Should You Take Ibuprofen Before Getting An IUD?

An intrauterine device (IUD) is a small T-shaped device inserted into the uterus to prevent pregnancy. While there are a few different types of IUDs, most are known as hormonal IUDs (via Verywell Health). They work by releasing progestin levonorgestrel into the uterus to thicken the mucus at the opening of the cervix. This helps prevent sperm cells from reaching and fertilizing an egg. Overall, IUDs are an effective and long-lasting form of birth control. They can last anywhere between 3 to 7 years before they need to be removed and replaced.

Although it might seem overwhelming, IUD insertion is a fairly quick and straightforward process. In fact, the entire procedure only takes a few minutes. That being said, it's not uncommon to experience mild pain and discomfort during an IUD insertion. Nearly two thirds of people with IUDs have reported feeling mild to moderate cramping and discomfort during the procedure (via Healthline).
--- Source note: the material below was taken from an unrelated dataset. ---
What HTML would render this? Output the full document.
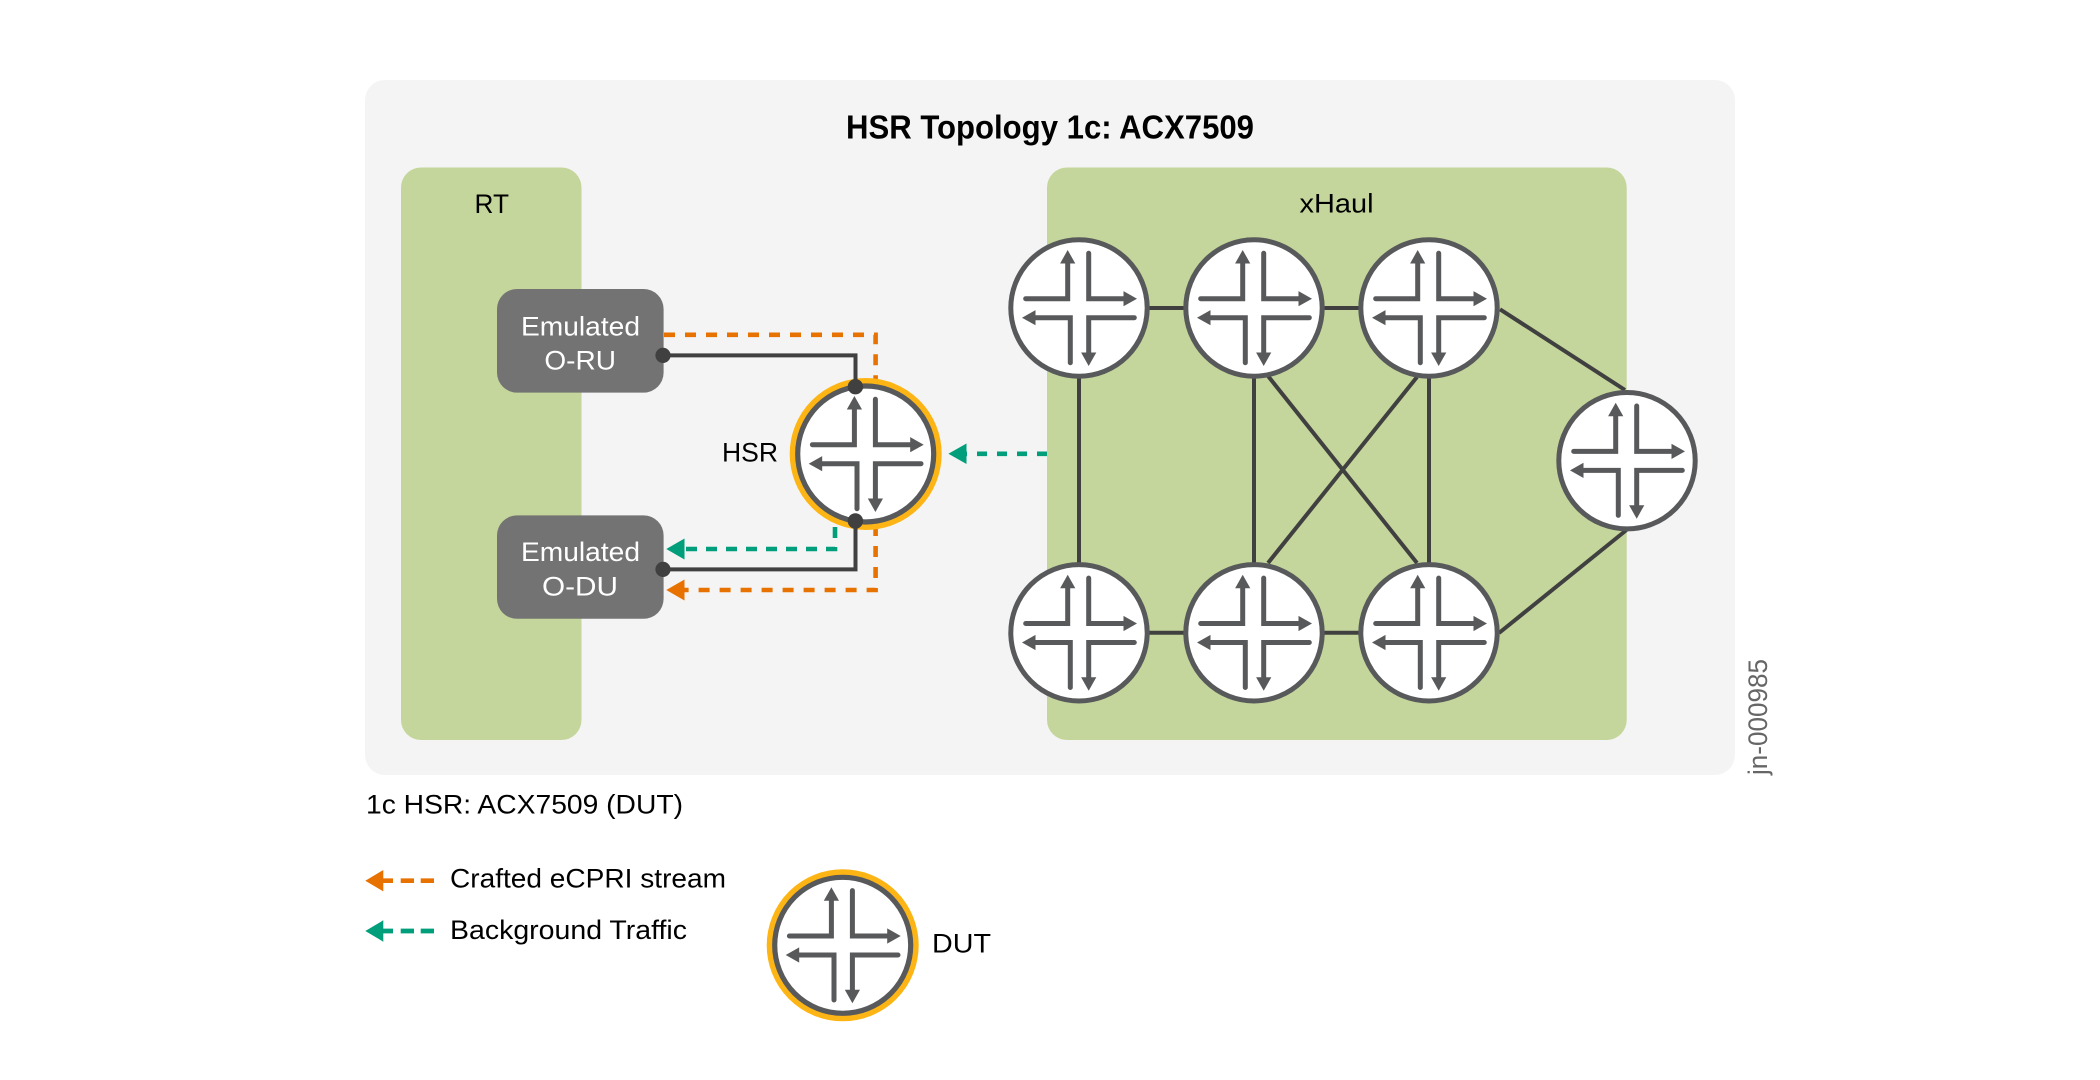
<!DOCTYPE html>
<html>
<head>
<meta charset="utf-8">
<style>
html,body{margin:0;padding:0;background:#fff}
svg{display:block}
text{font-family:"Liberation Sans",sans-serif;fill:#000}
</style>
</head>
<body>
<svg width="2100" height="1080" viewBox="0 0 2100 1080" xmlns="http://www.w3.org/2000/svg">
<defs>
<g id="icon" fill="none" stroke="#58595b" stroke-width="5" stroke-linecap="round" stroke-linejoin="miter">
  <path d="M-53.3-9.3H-11.3V-45"/>
  <path d="M9.7-54.7V-9.3H46"/>
  <path d="M-44 9.7H-8.7V54.7"/>
  <path d="M55.3 9.7H9.7V45"/>
  <path d="M-11.3-58L-18.9-44.5H-3.7Z" fill="#58595b" stroke="none"/>
  <path d="M58-9.3L44.5-16.9V-1.7Z" fill="#58595b" stroke="none"/>
  <path d="M-57 9.7L-43.5 2.1V17.3Z" fill="#58595b" stroke="none"/>
  <path d="M9.7 58L2.1 44.5H17.3Z" fill="#58595b" stroke="none"/>
</g>
<g id="router">
  <circle r="68.2" fill="#fff" stroke="#58595b" stroke-width="5"/>
  <use href="#icon"/>
</g>
<g id="dut">
  <circle r="73" fill="none" stroke="#fdb515" stroke-width="6"/>
  <circle r="68" fill="#fff" stroke="#58595b" stroke-width="5.2"/>
  <use href="#icon"/>
</g>
</defs>

<!-- panels -->
<rect x="365" y="80" width="1370" height="695" rx="20" fill="#f4f4f4"/>
<rect x="401" y="167.5" width="180.5" height="572.5" rx="20" fill="#c4d69b"/>
<rect x="1047" y="167.5" width="579.7" height="572.5" rx="20" fill="#c4d69b"/>

<text x="846" y="138.3" font-size="33" font-weight="700" textLength="408" lengthAdjust="spacingAndGlyphs">HSR Topology 1c: ACX7509</text>
<text x="474.5" y="212.8" font-size="27" textLength="34.5" lengthAdjust="spacingAndGlyphs">RT</text>
<text x="1299.5" y="212.4" font-size="27" textLength="74" lengthAdjust="spacingAndGlyphs">xHaul</text>

<!-- boxes -->
<rect x="497" y="289" width="166.6" height="103.6" rx="20" fill="#737373"/>
<rect x="497" y="515.4" width="166.6" height="103.4" rx="20" fill="#737373"/>
<text x="521" y="335.3" font-size="27" style="fill:#fff" textLength="119" lengthAdjust="spacingAndGlyphs">Emulated</text>
<text x="544.4" y="369.4" font-size="27" style="fill:#fff" textLength="71.6" lengthAdjust="spacingAndGlyphs">O-RU</text>
<text x="521" y="561" font-size="27" style="fill:#fff" textLength="119" lengthAdjust="spacingAndGlyphs">Emulated</text>
<text x="542" y="595.5" font-size="27" style="fill:#fff" textLength="76" lengthAdjust="spacingAndGlyphs">O-DU</text>

<!-- dashed flows -->
<g fill="none" stroke-width="4.6">
  <path d="M664 334.8H875.6V385" stroke="#e87200" stroke-dasharray="11 10"/>
  <path d="M875.6 525V590H684" stroke="#e87200" stroke-dasharray="11 10"/>
  <path d="M835 527V549H684" stroke="#009e7a" stroke-dasharray="11 9"/>
  <path d="M1047 453.8H966" stroke="#009e7a" stroke-dasharray="10 10"/>
</g>
<path d="M666.3 590L684.5 579.5V600.5Z" fill="#e87200"/>
<path d="M666.3 549L684.5 538.5V559.5Z" fill="#009e7a"/>
<path d="M948.4 453.8L966.5 443.5V464Z" fill="#009e7a"/>

<!-- xHaul links -->
<g fill="none" stroke="#404041" stroke-width="4">
  <path d="M1079 376V565"/>
  <path d="M1254 376V565"/>
  <path d="M1429 376V565"/>
  <path d="M1268 376L1417 563"/>
  <path d="M1417 377L1268 563"/>
  <path d="M1147 308H1186"/>
  <path d="M1322 308H1361"/>
  <path d="M1147 632.8H1186"/>
  <path d="M1322 632.8H1361"/>
  <path d="M1500 309.3L1625 390"/>
  <path d="M1499 633L1626.5 530"/>
</g>

<!-- routers -->
<use href="#router" x="1079" y="308"/>
<use href="#router" x="1254" y="308"/>
<use href="#router" x="1429" y="308"/>
<use href="#router" x="1079" y="632.8"/>
<use href="#router" x="1254" y="632.8"/>
<use href="#router" x="1429" y="632.8"/>
<use href="#router" x="1627" y="460.7"/>

<!-- HSR -->
<use href="#dut" x="865.7" y="454"/>
<text x="722" y="461.6" font-size="27" textLength="56" lengthAdjust="spacingAndGlyphs">HSR</text>

<!-- solid connectors -->
<g fill="none" stroke="#404041" stroke-width="4">
  <path d="M663 355.4H855.5V386.5"/>
  <path d="M663 569.4H855.5V521"/>
</g>
<g fill="#404041">
  <circle cx="663" cy="355.4" r="7.6"/>
  <circle cx="663" cy="569.4" r="7.6"/>
  <circle cx="855.4" cy="386.7" r="7.7"/>
  <circle cx="855.4" cy="521" r="7.7"/>
</g>

<!-- vertical id -->
<text transform="translate(1767 775) rotate(-90)" font-size="27" style="fill:#666" textLength="116" lengthAdjust="spacingAndGlyphs">jn-000985</text>

<!-- caption + legend -->
<text x="366" y="813.3" font-size="27" textLength="317" lengthAdjust="spacingAndGlyphs">1c HSR: ACX7509 (DUT)</text>

<path d="M365.3 880.7L383.3 870V891.4Z" fill="#e87200"/>
<path d="M382 880.7H393M400.7 880.7H414M420.7 880.7H434" stroke="#e87200" stroke-width="4.7" fill="none"/>
<text x="450" y="887.3" font-size="27" textLength="276" lengthAdjust="spacingAndGlyphs">Crafted eCPRI stream</text>

<path d="M365.3 931L383.3 920.3V941.7Z" fill="#009e7a"/>
<path d="M382 931H393M400.7 931H414M420.7 931H434" stroke="#009e7a" stroke-width="4.7" fill="none"/>
<text x="450" y="939" font-size="27" textLength="237" lengthAdjust="spacingAndGlyphs">Background Traffic</text>

<use href="#dut" x="842.7" y="945.3"/>
<text x="932" y="952.3" font-size="27" textLength="59" lengthAdjust="spacingAndGlyphs">DUT</text>
</svg>
</body>
</html>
Prior to the procedure, your doctor may recommend taking an over-the-counter pain reliever like ibuprofen, but is it necessary?

How painful is getting an IUD?

According to Planned Parenthood, you should take 800 milligrams of ibuprofen 20 to 30 minutes before your IUD is inserted. However, discomfort should start to subside as soon as the IUD is correctly inserted. The pain of an IUD insertion varies from person to person, depending on their level of pain tolerance. On a scale of 0 to 10, the average pain score typically ranges anywhere from 3 to 6 out of 10, with 10 being the highest possible pain score and 0 being the lowest (via Healthline). However, the exact amount of pain or discomfort you experience will depend on a number of unique health factors. For example, if you have given birth vaginally, you may experience less cramping and discomfort than others. On the other hand, if you tend to have fairly painful pelvic exams, you may be more likely to have a higher pain score.

If you're worried that ibuprofen won't be enough to reduce the pain and discomfort of IUD insertion, you should talk to your doctor before the procedure. They might inject lidocaine around your cervix or give you an intramuscular injection of ketorolac to help minimize your cramping and discomfort. If you continue to experience pain more than a day or two after the procedure, however, your IUD may have been incorrectly inserted, in which case you will need to call your doctor to have it removed immediately.